He clearly hadn't thought this one through. The kids already practically burrow beneath our skin when they hear the slightest rumble of thunder. If there is no longer safety indoors, thanks to Great-Grandpa's magnetic legacy, I'm not sure of our next move. Fall-out shelter?
"STOP!" I yell. "DON'T YOU DARE TELL THEM THAT STORY!" My husband can't hear me or he's become immune to the distinct frequency of my nagging. Perhaps he can't hear me because I've deafened him over the years. Whatever the reason, he finished his story (and the kids added their own gems about tornadoes ripping off your skin. Boys!).
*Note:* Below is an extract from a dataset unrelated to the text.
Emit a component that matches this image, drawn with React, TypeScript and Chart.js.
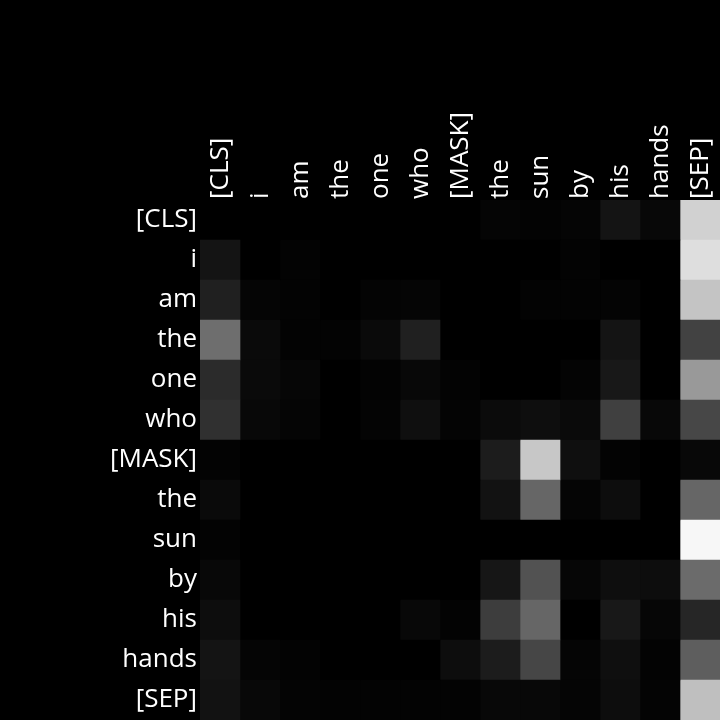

On Fridays I visit my grandparents and clean their house for them so they don't have to. We chat a little as I work, and then talk more when we sit to eat lunch together. Today I mentioned my family's desire to record some of their stories so we would be able to hold pieces of them long after they leave us. My grandmother furrowed her eyebrow and declared that it sounded like a lot of work. Besides, she and my grandpa remembered things differently.
Of course you do, Grandma. You're married, after all.
Somehow conversation turned to my husband's grandfather, the human lightning rod, and then to my friend's mother who was struck by lightning while milking a cow (is that where fried cheese curds come from?).
"That happened to my mother," Grandma announced.
Before my grandmother came into the world, her mother miscarried another baby. With no little one to feed, her chest became engorged to the point where fluid gathered in her legs. They referred to this as "milk leg", and they believed the swelling in the legs was the milk running down and filling up the lower extremities. My great-grandmother was advised to wear some kind of rubberized stockings, likely some sort of compression stocking, to help with the swelling.
A storm blew through soon afterward, and she ran outside to bring one of the cows into the shelter of the barn. Lightning filled the air with electric charge and stung the ground at her toes. Great-grandma's rubber socks saved her life. In the years following, she would conceive and give birth to a fiery baby girl, my grandmother.
The more I think about the lightning strike, the compression stockings, the baby lost, the branches of the family tree that may have never sprouted, I am amazed. And this is why we tell our tales - the good, the bad, the seemingly boring. In the telling and retelling of our stories, we reveal the everyday tragedies and miracles that affect us all.
But, still, my husband probably needs to keep that whole lightning striking indoors thing under wraps.